++++ Data for the task
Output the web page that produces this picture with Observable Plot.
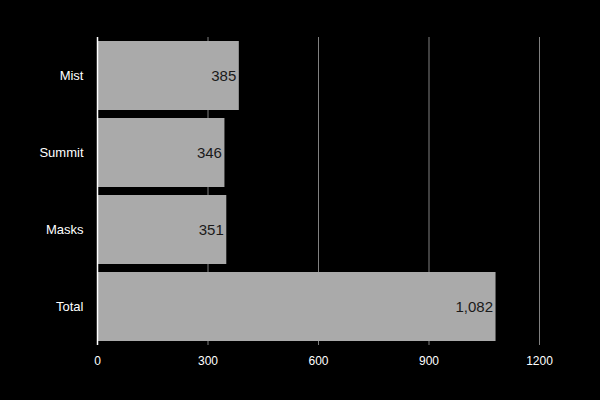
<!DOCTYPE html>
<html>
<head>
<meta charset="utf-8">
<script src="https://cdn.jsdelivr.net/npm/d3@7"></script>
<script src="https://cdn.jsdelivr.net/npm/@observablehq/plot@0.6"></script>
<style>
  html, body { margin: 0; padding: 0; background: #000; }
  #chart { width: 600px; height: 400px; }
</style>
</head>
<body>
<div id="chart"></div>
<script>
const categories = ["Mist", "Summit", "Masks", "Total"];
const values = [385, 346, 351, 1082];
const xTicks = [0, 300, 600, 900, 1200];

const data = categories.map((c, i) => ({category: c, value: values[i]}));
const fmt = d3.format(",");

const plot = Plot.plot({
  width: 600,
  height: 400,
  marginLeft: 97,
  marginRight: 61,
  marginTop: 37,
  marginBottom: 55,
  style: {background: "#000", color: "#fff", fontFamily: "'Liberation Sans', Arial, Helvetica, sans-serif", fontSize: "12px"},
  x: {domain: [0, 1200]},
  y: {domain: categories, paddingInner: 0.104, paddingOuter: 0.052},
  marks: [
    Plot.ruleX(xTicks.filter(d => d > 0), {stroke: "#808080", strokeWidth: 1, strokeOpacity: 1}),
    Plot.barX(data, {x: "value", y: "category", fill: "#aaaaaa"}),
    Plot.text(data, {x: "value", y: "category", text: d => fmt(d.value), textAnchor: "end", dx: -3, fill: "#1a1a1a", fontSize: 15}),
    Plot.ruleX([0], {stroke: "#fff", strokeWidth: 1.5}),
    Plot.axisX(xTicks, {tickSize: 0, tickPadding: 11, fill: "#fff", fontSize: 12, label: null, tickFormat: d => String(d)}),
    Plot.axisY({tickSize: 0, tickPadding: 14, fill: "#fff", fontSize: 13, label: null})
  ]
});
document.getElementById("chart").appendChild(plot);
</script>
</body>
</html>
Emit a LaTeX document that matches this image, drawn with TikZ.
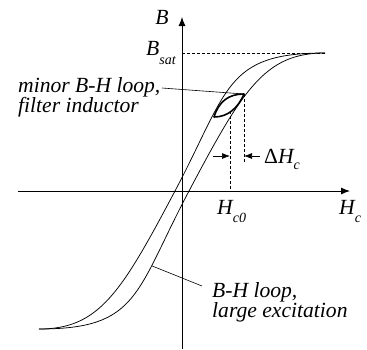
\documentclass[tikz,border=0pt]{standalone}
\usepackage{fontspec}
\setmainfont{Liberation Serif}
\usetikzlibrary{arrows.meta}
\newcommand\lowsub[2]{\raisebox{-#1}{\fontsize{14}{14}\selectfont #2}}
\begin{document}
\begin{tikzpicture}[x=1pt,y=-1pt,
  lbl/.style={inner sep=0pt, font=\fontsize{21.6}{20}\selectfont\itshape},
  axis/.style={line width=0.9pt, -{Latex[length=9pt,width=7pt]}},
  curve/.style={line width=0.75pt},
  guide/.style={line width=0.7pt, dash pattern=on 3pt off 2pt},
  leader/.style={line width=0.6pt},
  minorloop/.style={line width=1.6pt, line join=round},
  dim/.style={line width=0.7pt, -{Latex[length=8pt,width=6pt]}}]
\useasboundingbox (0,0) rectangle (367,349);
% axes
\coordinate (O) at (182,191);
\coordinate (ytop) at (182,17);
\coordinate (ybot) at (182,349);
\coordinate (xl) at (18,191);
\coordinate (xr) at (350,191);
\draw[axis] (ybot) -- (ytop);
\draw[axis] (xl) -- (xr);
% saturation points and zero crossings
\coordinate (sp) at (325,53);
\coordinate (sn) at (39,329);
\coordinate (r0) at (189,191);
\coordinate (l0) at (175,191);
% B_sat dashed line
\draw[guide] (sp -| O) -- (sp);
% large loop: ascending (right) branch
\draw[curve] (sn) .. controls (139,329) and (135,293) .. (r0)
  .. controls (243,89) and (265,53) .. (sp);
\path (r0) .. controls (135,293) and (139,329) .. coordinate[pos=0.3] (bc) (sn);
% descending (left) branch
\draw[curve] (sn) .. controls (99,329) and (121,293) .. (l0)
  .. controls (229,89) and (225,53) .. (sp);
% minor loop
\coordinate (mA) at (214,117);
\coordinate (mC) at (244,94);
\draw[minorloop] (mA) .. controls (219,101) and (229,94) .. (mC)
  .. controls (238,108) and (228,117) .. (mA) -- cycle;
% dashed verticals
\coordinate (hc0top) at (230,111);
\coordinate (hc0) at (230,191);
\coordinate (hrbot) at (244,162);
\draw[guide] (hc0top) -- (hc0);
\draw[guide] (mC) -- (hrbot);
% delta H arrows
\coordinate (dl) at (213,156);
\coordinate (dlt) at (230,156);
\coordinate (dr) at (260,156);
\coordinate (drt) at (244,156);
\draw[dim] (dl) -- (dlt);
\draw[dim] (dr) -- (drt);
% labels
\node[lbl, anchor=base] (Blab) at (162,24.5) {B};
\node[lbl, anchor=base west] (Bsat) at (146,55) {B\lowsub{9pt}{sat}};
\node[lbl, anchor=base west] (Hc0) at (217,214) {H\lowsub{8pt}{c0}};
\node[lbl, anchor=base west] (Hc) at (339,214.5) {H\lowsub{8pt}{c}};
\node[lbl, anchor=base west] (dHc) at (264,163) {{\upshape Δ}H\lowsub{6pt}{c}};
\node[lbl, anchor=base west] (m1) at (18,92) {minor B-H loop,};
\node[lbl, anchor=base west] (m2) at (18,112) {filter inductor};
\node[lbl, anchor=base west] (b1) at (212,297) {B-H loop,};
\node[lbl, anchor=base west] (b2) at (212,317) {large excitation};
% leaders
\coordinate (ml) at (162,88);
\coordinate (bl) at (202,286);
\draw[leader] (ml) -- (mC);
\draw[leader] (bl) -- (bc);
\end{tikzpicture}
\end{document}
++++++++
What this task involves:
Quote the records above in full, dropping each picture.

Output of the exercise:
Output the web page that produces this picture with Observable Plot.
<!DOCTYPE html>
<html>
<head>
<meta charset="utf-8">
<script src="https://cdn.jsdelivr.net/npm/d3@7"></script>
<script src="https://cdn.jsdelivr.net/npm/@observablehq/plot@0.6"></script>
<style>
  html, body { margin: 0; padding: 0; background: #000; }
  #chart { width: 600px; height: 400px; }
</style>
</head>
<body>
<div id="chart"></div>
<script>
const categories = ["Mist", "Summit", "Masks", "Total"];
const values = [385, 346, 351, 1082];
const xTicks = [0, 300, 600, 900, 1200];

const data = categories.map((c, i) => ({category: c, value: values[i]}));
const fmt = d3.format(",");

const plot = Plot.plot({
  width: 600,
  height: 400,
  marginLeft: 97,
  marginRight: 61,
  marginTop: 37,
  marginBottom: 55,
  style: {background: "#000", color: "#fff", fontFamily: "'Liberation Sans', Arial, Helvetica, sans-serif", fontSize: "12px"},
  x: {domain: [0, 1200]},
  y: {domain: categories, paddingInner: 0.104, paddingOuter: 0.052},
  marks: [
    Plot.ruleX(xTicks.filter(d => d > 0), {stroke: "#808080", strokeWidth: 1, strokeOpacity: 1}),
    Plot.barX(data, {x: "value", y: "category", fill: "#aaaaaa"}),
    Plot.text(data, {x: "value", y: "category", text: d => fmt(d.value), textAnchor: "end", dx: -3, fill: "#1a1a1a", fontSize: 15}),
    Plot.ruleX([0], {stroke: "#fff", strokeWidth: 1.5}),
    Plot.axisX(xTicks, {tickSize: 0, tickPadding: 11, fill: "#fff", fontSize: 12, label: null, tickFormat: d => String(d)}),
    Plot.axisY({tickSize: 0, tickPadding: 14, fill: "#fff", fontSize: 13, label: null})
  ]
});
document.getElementById("chart").appendChild(plot);
</script>
</body>
</html>
Emit a LaTeX document that matches this image, drawn with TikZ.
\documentclass[tikz,border=0pt]{standalone}
\usepackage{fontspec}
\setmainfont{Liberation Serif}
\usetikzlibrary{arrows.meta}
\newcommand\lowsub[2]{\raisebox{-#1}{\fontsize{14}{14}\selectfont #2}}
\begin{document}
\begin{tikzpicture}[x=1pt,y=-1pt,
  lbl/.style={inner sep=0pt, font=\fontsize{21.6}{20}\selectfont\itshape},
  axis/.style={line width=0.9pt, -{Latex[length=9pt,width=7pt]}},
  curve/.style={line width=0.75pt},
  guide/.style={line width=0.7pt, dash pattern=on 3pt off 2pt},
  leader/.style={line width=0.6pt},
  minorloop/.style={line width=1.6pt, line join=round},
  dim/.style={line width=0.7pt, -{Latex[length=8pt,width=6pt]}}]
\useasboundingbox (0,0) rectangle (367,349);
% axes
\coordinate (O) at (182,191);
\coordinate (ytop) at (182,17);
\coordinate (ybot) at (182,349);
\coordinate (xl) at (18,191);
\coordinate (xr) at (350,191);
\draw[axis] (ybot) -- (ytop);
\draw[axis] (xl) -- (xr);
% saturation points and zero crossings
\coordinate (sp) at (325,53);
\coordinate (sn) at (39,329);
\coordinate (r0) at (189,191);
\coordinate (l0) at (175,191);
% B_sat dashed line
\draw[guide] (sp -| O) -- (sp);
% large loop: ascending (right) branch
\draw[curve] (sn) .. controls (139,329) and (135,293) .. (r0)
  .. controls (243,89) and (265,53) .. (sp);
\path (r0) .. controls (135,293) and (139,329) .. coordinate[pos=0.3] (bc) (sn);
% descending (left) branch
\draw[curve] (sn) .. controls (99,329) and (121,293) .. (l0)
  .. controls (229,89) and (225,53) .. (sp);
% minor loop
\coordinate (mA) at (214,117);
\coordinate (mC) at (244,94);
\draw[minorloop] (mA) .. controls (219,101) and (229,94) .. (mC)
  .. controls (238,108) and (228,117) .. (mA) -- cycle;
% dashed verticals
\coordinate (hc0top) at (230,111);
\coordinate (hc0) at (230,191);
\coordinate (hrbot) at (244,162);
\draw[guide] (hc0top) -- (hc0);
\draw[guide] (mC) -- (hrbot);
% delta H arrows
\coordinate (dl) at (213,156);
\coordinate (dlt) at (230,156);
\coordinate (dr) at (260,156);
\coordinate (drt) at (244,156);
\draw[dim] (dl) -- (dlt);
\draw[dim] (dr) -- (drt);
% labels
\node[lbl, anchor=base] (Blab) at (162,24.5) {B};
\node[lbl, anchor=base west] (Bsat) at (146,55) {B\lowsub{9pt}{sat}};
\node[lbl, anchor=base west] (Hc0) at (217,214) {H\lowsub{8pt}{c0}};
\node[lbl, anchor=base west] (Hc) at (339,214.5) {H\lowsub{8pt}{c}};
\node[lbl, anchor=base west] (dHc) at (264,163) {{\upshape Δ}H\lowsub{6pt}{c}};
\node[lbl, anchor=base west] (m1) at (18,92) {minor B-H loop,};
\node[lbl, anchor=base west] (m2) at (18,112) {filter inductor};
\node[lbl, anchor=base west] (b1) at (212,297) {B-H loop,};
\node[lbl, anchor=base west] (b2) at (212,317) {large excitation};
% leaders
\coordinate (ml) at (162,88);
\coordinate (bl) at (202,286);
\draw[leader] (ml) -- (mC);
\draw[leader] (bl) -- (bc);
\end{tikzpicture}
\end{document}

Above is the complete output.